As a child, I always had a goal that I always finished. If I had a class art project, I would do my very best to put in all my effort to create the best artwork I could possibly do. I persisted until I knew it was perfect.
At one point, in the fourth grade, I remember that I was doing so well that I decided to turn in two projects instead of the required one because of how great it felt. Because of this, my teachers would applaud me for my hard work, and for a ten-year-old, that feeling was wonderful.
I also played the piano. Back then, I was terrible at it. I constantly whined and complained about why I was unable to play Fur Elise perfectly and that very instant.
However, I eventually figured out that the whining would get me nowhere. Therefore, I persisted.
Now, as a college sophomore, it is difficult for me to finish a new song on the piano. I get to about the first three lines or one page, but something in the back of my mind tells me I am not doing well, and I just give up. Because of this, I know bits of incomplete songs.
At one point in high school, I turned in a poem to my teacher. He told me the idea was great, but it needed a few edits. I was astonished at the fact that he admired the possibility of what the poem could be.
Then, as I attempted to edit it, my mind told me I could not. I would stare at it for days trying to make it better. I knew it needed to be perfection before turning it in, and what I had then was in no way flawless. This poem, of what should have been a piece of art, turned into an incomplete failure.
For a time, I felt gross and disgusted with my decisions. This curse of aiming for perfection came back to hurt me with the curse of unfinished tasks and was a roadblock towards my success. Sometimes, I hate the fact that I do not get things done immediately that I choose the easier route of completion.
Obviously, this led to no source of growth, and I believe that the previously stagnant point in my life can be attributed to this attitude.
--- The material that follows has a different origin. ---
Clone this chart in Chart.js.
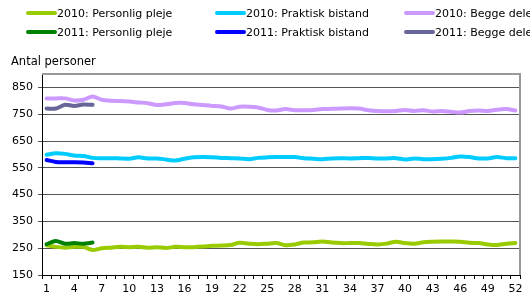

Sure, choosing shortcuts and the easy way out may lead to your destination faster, but in a sense, you may not be physically and/or mentally prepared for what you are about to face.
Personally, I see my previous acts of taking the easier route as a form of incompletion because I never devoured into the full experience. As I write this, I am reminded that no one can be perfect immediately.
Everyone else had to work hard to get the results needed. One must study countless hours and put in the effort for a class in order to get the desired “A.”
If one wants to become fit, you cannot lift light weights or do cardio occasionally to expect drastic results. To maintain stronger relationships with my family and friends, I should reach out more often to depict what their relationship means to me. Looking back, I worked hard to get what I want. This persistence is what I need back in my life.